** Stated exercise **
Find every line in the records below that holds the word "matplotlib" and copy it.

** Data entries **
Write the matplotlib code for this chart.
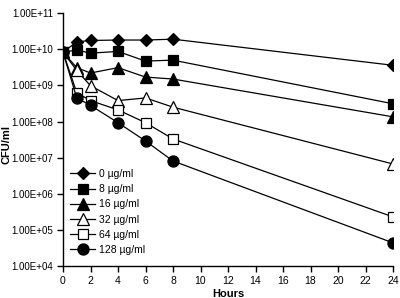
import matplotlib.pyplot as plt
from matplotlib.ticker import FixedLocator, FuncFormatter, NullLocator
import numpy as np

plt.rcParams['font.family'] = ['Liberation Sans', 'DejaVu Sans']

# データ
hours = [0, 1, 2, 4, 6, 8, 24]
labels = ['0 µg/ml', '8 µg/ml', '16 µg/ml', '32 µg/ml', '64 µg/ml', '128 µg/ml']
cfu_0 = [8.3e9, 1.6e10, 1.75e10, 1.8e10, 1.8e10, 1.9e10, 3.6e9]
cfu_8 = [8.3e9, 9.5e9, 7.8e9, 8.7e9, 4.7e9, 5.0e9, 3.1e8]
cfu_16 = [8.3e9, 3.1e9, 2.2e9, 3.1e9, 1.7e9, 1.5e9, 1.35e8]
cfu_32 = [8.3e9, 2.6e9, 9.8e8, 3.8e8, 4.5e8, 2.5e8, 6.7e6]
cfu_64 = [8.3e9, 6.3e8, 3.8e8, 2.1e8, 9.3e7, 3.3e7, 2.3e5]
cfu_128 = [8.3e9, 4.5e8, 2.8e8, 9.3e7, 2.9e7, 8.1e6, 4.4e4]
x_ticks = [0, 2, 4, 6, 8, 10, 12, 14, 16, 18, 20, 22, 24]
y_ticks = [1e4, 1e5, 1e6, 1e7, 1e8, 1e9, 1e10, 1e11]

series = [cfu_0, cfu_8, cfu_16, cfu_32, cfu_64, cfu_128]
markers = ['D', 's', '^', '^', 's', 'o']
faces = ['black', 'black', 'black', 'white', 'white', 'black']
sizes = [6.5, 6.5, 8.5, 8.5, 6.5, 8]

fig = plt.figure(figsize=(4, 2.98), dpi=100)
ax = fig.add_axes([0.1575, 0.107, 0.825, 0.849])

for ys, m, fc, ms, lab in zip(series, markers, faces, sizes, labels):
    ax.plot(hours, ys, color='black', lw=0.9, marker=m, ms=ms,
            mfc=fc, mec='black', mew=0.9, label=lab)

ax.set_yscale('log')
ax.set_ylim(1e4, 1e11)
ax.set_xlim(0, 24)
ax.yaxis.set_major_locator(FixedLocator(y_ticks))
ax.yaxis.set_minor_locator(NullLocator())
ax.yaxis.set_major_formatter(FuncFormatter(lambda v, p: '%.2fE+%02d' % (1.0, round(np.log10(v)))))
ax.set_xticks(x_ticks)

for s in ['top', 'right']:
    ax.spines[s].set_visible(False)
for s in ['left', 'bottom']:
    ax.spines[s].set_linewidth(1.0)
ax.tick_params(direction='out', length=4, width=1.0, labelsize=7, pad=3)
ax.tick_params(axis='x', labelsize=7.5)

ax.set_xlabel('Hours', fontsize=8, fontweight='bold', labelpad=2)
ax.set_ylabel('CFU/ml', fontsize=8, fontweight='bold')
ax.yaxis.set_label_coords(-0.155, 0.48)

ax.legend(loc='upper left', bbox_to_anchor=(0.01, 0.40), frameon=False,
          fontsize=7.5, handlelength=2.4, handletextpad=0.35, labelspacing=0.5,
          borderaxespad=0)

plt.savefig('out.png', dpi=100)
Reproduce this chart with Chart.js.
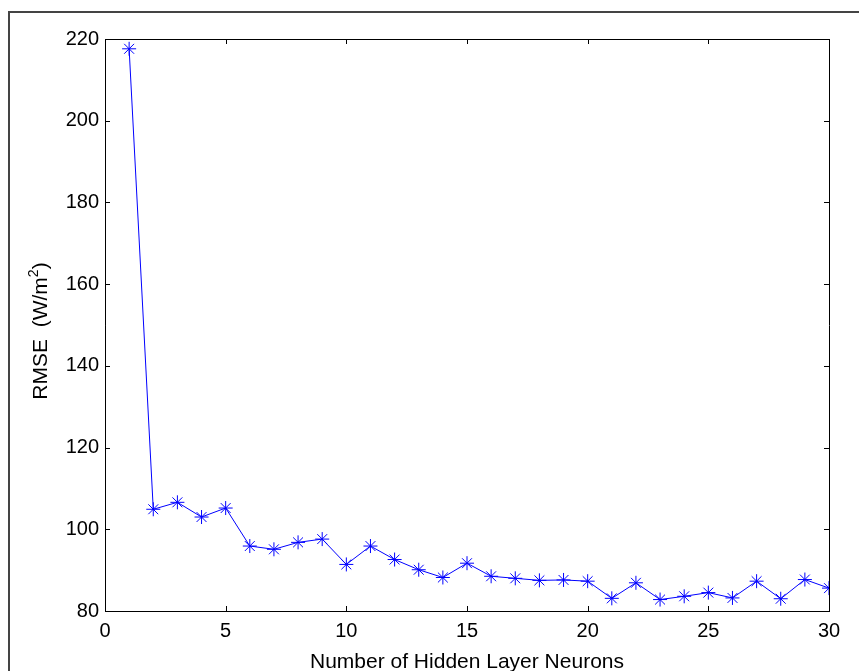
<!DOCTYPE html>
<html>
<head>
<meta charset="utf-8">
<script src="https://cdn.jsdelivr.net/npm/chart.js@4"></script>
<style>
  html, body { margin: 0; padding: 0; background: #fff; }
  #wrap { width: 859px; height: 671px; position: relative; }
</style>
</head>
<body>
<div id="wrap"><canvas id="rmse"></canvas></div>
<script>
const neurons = [1, 2, 3, 4, 5, 6, 7, 8, 9, 10, 11, 12, 13, 14, 15,
  16, 17, 18, 19, 20, 21, 22, 23, 24, 25, 26, 27, 28, 29, 30];
const rmse = [217.6, 104.9, 106.6, 103.0, 105.2, 95.9, 95.1, 96.8, 97.6, 91.4,
  95.9, 92.6, 90.1, 88.2, 91.7, 88.5, 88.0, 87.5, 87.6, 87.3,
  83.1, 86.9, 82.8, 83.6, 84.5, 83.2, 87.3, 83.0, 87.7, 85.6];
const xTicks = [0, 5, 10, 15, 20, 25, 30];
const yTicks = [80, 100, 120, 140, 160, 180, 200, 220];

const FONT = "Arial, 'Liberation Sans', sans-serif";

// matlab style box: inward ticks on all four sides, outer figure frame,
// and the y label with a real superscript
const boxTicks = {
  id: "boxTicks",
  afterDraw(chart) {
    const c = chart.ctx;
    const a = chart.chartArea;
    const xs = chart.scales.x, ys = chart.scales.y;
    const len = 5;
    c.save();
    c.strokeStyle = "#000";
    c.lineWidth = 1;
    c.beginPath();
    c.rect(a.left + 0.5, a.top + 0.5, a.right - a.left, a.bottom - a.top);
    xTicks.forEach(v => {
      const px = Math.round(xs.getPixelForValue(v)) + 0.5;
      c.moveTo(px, a.bottom); c.lineTo(px, a.bottom - len);
      c.moveTo(px, a.top); c.lineTo(px, a.top + len);
    });
    yTicks.forEach(v => {
      const py = Math.round(ys.getPixelForValue(v)) + 0.5;
      c.moveTo(a.left, py); c.lineTo(a.left + len, py);
      c.moveTo(a.right, py); c.lineTo(a.right - len, py);
    });
    c.stroke();

    // figure frame
    c.strokeStyle = "#444";
    c.lineWidth = 2;
    c.beginPath();
    c.moveTo(9, 700); c.lineTo(9, 12); c.lineTo(900, 12);
    c.stroke();

    // y label: RMSE  (W/m^2)
    const big = "21px " + FONT, small = "14px " + FONT;
    const p1 = "RMSE  (W/m", p2 = "2", p3 = ")";
    c.font = big;
    const w1 = c.measureText(p1).width, w3 = c.measureText(p3).width;
    c.font = small;
    const w2 = c.measureText(p2).width;
    const total = w1 + w2 + w3;
    c.translate(47, 331);
    c.rotate(-Math.PI / 2);
    c.fillStyle = "#000";
    c.textBaseline = "alphabetic";
    c.textAlign = "left";
    let x = -total / 2;
    c.font = big; c.fillText(p1, x, 0); x += w1;
    c.font = small; c.fillText(p2, x, -9); x += w2;
    c.font = big; c.fillText(p3, x, 0);
    c.restore();
  }
};

new Chart(document.getElementById("rmse"), {
  type: "line",
  data: {
    datasets: [
      {
        label: "RMSE",
        data: neurons.map((n, i) => ({ x: n, y: rmse[i] })),
        borderColor: "#0000ff",
        backgroundColor: "#0000ff",
        borderWidth: 1,
        tension: 0,
        pointStyle: "star",
        pointRadius: 7,
        pointBorderWidth: 1,
        pointBorderColor: "#0000ff",
        fill: false,
      },
    ],
  },
  options: {
    responsive: true,
    maintainAspectRatio: false,
    animation: false,
    layout: { padding: { left: 0, right: 30, top: 39, bottom: 0 } },
    plugins: {
      legend: { display: false },
      tooltip: { enabled: false },
    },
    scales: {
      x: {
        type: "linear",
        min: 0,
        max: 30,
        afterBuildTicks: (s) => { s.ticks = xTicks.map(v => ({ value: v })); },
        afterFit: (s) => { s.height = 60; },
        grid: { display: false, drawTicks: false },
        border: { display: true, color: "#000" },
        ticks: { color: "#000", padding: 8, maxRotation: 0, font: { family: FONT, size: 20 } },
        title: {
          display: true,
          text: "Number of Hidden Layer Neurons",
          color: "#000",
          padding: { top: 0, bottom: -4 },
          font: { family: FONT, size: 21 },
        },
      },
      y: {
        min: 80,
        max: 220,
        afterBuildTicks: (s) => { s.ticks = yTicks.map(v => ({ value: v })); },
        afterFit: (s) => { s.width = 105; },
        grid: { display: false, drawTicks: false },
        border: { display: true, color: "#000" },
        ticks: { color: "#000", padding: 6, font: { family: FONT, size: 20 } },
      },
    },
  },
  plugins: [boxTicks],
});
</script>
</body>
</html>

** Output for this exercise **
Write the matplotlib code for this chart.
import matplotlib.pyplot as plt
from matplotlib.ticker import FixedLocator, FuncFormatter, NullLocator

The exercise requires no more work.